[Charts and diagrams as code]
-- -- --

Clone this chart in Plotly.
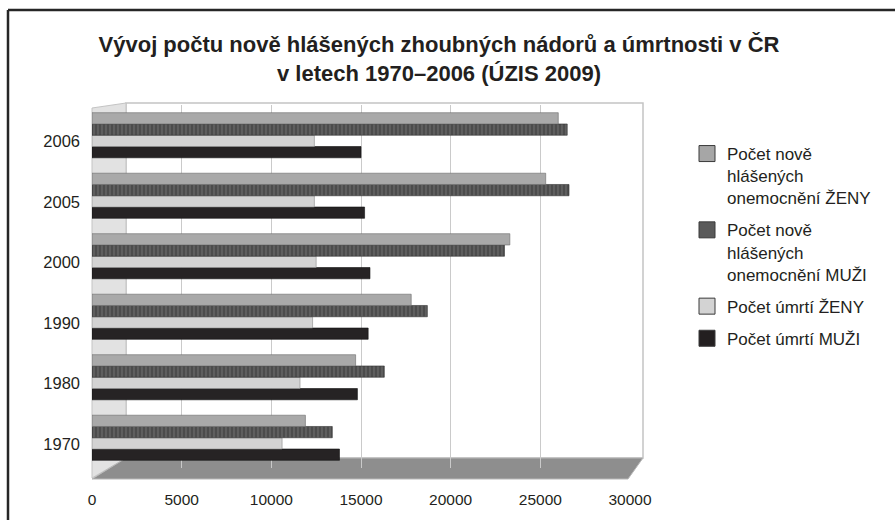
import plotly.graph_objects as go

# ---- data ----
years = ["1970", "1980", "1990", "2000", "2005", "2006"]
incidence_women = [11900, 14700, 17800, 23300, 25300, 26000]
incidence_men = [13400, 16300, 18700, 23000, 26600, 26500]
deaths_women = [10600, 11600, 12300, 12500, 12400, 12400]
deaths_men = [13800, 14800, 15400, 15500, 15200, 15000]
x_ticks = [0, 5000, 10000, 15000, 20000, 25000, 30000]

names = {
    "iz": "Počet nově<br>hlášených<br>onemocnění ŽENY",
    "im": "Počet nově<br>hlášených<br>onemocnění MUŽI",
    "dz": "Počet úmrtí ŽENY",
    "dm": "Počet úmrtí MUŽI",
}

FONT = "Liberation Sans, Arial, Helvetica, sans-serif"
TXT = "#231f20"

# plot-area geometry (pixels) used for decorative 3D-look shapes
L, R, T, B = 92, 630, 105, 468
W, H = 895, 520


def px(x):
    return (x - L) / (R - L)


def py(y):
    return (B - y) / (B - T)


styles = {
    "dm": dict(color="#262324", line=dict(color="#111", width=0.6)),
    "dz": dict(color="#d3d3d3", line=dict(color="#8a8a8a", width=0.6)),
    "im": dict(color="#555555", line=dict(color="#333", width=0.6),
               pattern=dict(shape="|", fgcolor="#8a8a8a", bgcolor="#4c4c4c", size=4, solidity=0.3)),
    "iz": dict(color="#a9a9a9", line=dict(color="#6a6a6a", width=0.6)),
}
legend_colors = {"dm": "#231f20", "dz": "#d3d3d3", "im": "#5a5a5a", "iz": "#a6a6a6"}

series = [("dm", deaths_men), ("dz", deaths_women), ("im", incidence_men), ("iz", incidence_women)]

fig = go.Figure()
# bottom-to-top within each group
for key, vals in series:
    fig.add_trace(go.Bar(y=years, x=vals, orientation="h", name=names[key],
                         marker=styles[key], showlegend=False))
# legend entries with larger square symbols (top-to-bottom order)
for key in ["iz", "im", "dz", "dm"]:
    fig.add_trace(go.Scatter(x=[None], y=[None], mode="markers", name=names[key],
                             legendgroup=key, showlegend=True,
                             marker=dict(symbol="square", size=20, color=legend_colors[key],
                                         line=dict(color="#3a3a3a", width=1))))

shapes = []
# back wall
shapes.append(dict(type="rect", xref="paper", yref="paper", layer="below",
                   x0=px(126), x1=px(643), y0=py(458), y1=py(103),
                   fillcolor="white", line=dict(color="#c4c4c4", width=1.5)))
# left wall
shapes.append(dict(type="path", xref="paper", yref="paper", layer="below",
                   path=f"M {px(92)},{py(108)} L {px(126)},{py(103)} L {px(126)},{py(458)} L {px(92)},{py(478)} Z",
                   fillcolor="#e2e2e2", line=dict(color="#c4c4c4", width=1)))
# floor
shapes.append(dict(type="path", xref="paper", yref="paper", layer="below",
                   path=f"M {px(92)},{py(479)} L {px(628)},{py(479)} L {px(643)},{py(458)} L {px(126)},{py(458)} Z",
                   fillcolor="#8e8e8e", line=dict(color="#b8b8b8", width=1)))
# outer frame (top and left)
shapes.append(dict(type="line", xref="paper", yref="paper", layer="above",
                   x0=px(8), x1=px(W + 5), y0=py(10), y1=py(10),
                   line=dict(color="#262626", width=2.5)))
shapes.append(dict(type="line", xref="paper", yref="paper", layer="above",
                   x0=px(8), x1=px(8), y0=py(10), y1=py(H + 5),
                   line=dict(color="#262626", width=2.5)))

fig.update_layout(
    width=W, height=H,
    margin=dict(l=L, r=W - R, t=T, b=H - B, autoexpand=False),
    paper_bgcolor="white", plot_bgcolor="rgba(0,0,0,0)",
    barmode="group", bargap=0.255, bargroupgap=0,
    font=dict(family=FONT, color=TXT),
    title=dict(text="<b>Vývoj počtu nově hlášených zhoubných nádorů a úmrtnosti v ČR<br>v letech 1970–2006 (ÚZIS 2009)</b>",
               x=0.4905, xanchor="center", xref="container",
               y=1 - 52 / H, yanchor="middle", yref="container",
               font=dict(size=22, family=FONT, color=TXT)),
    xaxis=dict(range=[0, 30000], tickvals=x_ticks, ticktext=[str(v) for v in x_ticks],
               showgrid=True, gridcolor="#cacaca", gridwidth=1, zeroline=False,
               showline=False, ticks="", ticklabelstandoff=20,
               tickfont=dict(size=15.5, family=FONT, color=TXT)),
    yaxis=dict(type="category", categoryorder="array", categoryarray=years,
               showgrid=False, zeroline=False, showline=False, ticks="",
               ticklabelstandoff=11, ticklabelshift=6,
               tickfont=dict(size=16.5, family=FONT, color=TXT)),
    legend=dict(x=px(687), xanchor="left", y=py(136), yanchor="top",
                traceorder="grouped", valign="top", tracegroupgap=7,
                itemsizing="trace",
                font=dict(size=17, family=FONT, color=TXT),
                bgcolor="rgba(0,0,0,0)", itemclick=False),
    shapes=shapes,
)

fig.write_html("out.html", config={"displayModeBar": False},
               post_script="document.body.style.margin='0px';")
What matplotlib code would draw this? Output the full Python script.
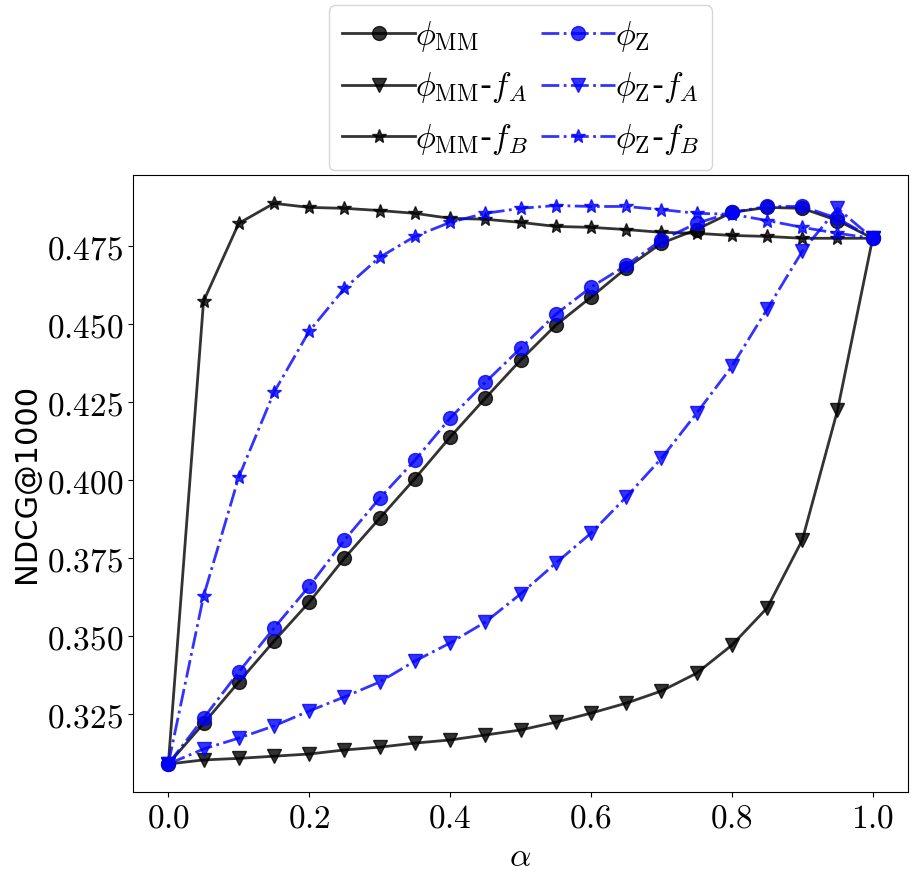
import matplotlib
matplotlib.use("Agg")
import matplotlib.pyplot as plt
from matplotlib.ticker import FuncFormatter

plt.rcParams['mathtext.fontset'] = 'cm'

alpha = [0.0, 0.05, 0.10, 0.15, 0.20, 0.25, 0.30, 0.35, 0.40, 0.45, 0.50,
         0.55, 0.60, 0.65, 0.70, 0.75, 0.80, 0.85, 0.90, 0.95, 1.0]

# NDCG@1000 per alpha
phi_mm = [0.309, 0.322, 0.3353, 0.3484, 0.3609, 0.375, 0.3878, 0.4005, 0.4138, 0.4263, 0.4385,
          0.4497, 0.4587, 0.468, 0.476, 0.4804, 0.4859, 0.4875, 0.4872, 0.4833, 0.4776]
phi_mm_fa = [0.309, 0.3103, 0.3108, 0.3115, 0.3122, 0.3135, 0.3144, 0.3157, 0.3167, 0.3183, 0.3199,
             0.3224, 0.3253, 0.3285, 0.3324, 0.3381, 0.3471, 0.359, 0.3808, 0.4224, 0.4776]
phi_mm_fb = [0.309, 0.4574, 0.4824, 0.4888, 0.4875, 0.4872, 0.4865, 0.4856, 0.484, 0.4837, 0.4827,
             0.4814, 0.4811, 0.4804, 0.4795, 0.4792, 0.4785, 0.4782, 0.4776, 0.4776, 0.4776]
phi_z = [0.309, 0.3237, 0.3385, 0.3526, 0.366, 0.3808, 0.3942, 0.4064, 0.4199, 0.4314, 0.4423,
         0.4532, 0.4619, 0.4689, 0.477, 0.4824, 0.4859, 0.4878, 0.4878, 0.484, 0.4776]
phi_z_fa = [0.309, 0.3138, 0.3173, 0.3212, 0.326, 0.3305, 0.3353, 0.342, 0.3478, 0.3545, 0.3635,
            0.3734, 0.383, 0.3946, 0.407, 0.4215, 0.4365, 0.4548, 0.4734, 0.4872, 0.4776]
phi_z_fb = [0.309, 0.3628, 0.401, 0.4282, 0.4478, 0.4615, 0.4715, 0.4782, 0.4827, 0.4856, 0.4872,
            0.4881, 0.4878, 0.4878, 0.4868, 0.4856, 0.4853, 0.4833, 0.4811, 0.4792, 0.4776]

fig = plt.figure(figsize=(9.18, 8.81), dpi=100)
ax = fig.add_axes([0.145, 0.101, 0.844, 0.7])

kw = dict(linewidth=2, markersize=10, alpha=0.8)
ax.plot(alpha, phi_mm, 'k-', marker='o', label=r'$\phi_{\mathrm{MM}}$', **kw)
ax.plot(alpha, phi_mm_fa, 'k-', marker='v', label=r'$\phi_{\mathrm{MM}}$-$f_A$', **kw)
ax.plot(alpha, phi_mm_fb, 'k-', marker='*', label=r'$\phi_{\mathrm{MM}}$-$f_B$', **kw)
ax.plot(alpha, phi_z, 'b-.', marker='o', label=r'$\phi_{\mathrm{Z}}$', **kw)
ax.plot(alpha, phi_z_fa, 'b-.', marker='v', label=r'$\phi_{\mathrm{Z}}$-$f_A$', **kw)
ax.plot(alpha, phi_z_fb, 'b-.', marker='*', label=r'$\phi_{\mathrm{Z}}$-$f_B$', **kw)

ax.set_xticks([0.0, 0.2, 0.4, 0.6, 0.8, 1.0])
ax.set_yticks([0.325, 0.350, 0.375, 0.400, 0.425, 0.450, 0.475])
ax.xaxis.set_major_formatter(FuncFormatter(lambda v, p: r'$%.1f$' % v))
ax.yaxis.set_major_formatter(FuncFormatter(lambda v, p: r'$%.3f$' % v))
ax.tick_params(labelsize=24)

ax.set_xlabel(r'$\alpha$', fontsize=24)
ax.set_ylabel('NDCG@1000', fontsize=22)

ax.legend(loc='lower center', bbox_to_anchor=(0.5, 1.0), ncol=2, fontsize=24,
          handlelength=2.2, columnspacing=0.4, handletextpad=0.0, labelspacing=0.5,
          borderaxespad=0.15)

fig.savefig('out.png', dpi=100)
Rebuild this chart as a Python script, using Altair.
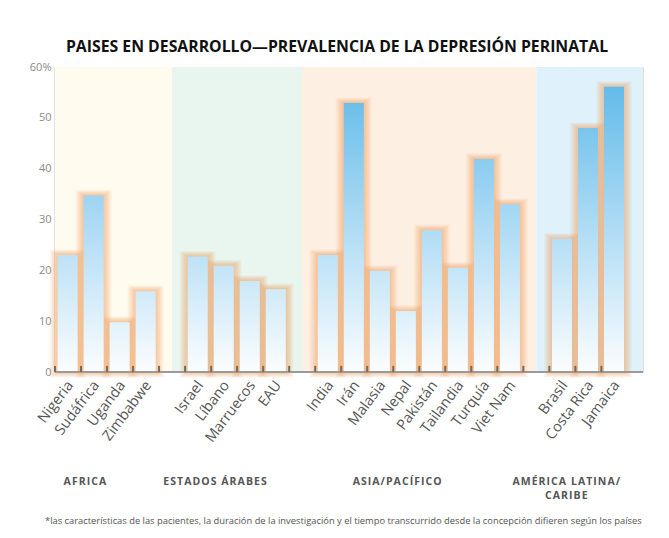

-- -- --

**Set problem**
Reproduce nothing but the lines from the one with "What matplotlib code" to the one with "0.55, 0.60, 0.65, 0.70, 0.75, 0.80, 0.85, 0.90, 0.95, 1.0]", both lines included, and keep every picture out of the copy.

**The result**
What matplotlib code would draw this? Output the full Python script.
import matplotlib
matplotlib.use("Agg")
import matplotlib.pyplot as plt
from matplotlib.ticker import FuncFormatter

plt.rcParams['mathtext.fontset'] = 'cm'

alpha = [0.0, 0.05, 0.10, 0.15, 0.20, 0.25, 0.30, 0.35, 0.40, 0.45, 0.50,
         0.55, 0.60, 0.65, 0.70, 0.75, 0.80, 0.85, 0.90, 0.95, 1.0]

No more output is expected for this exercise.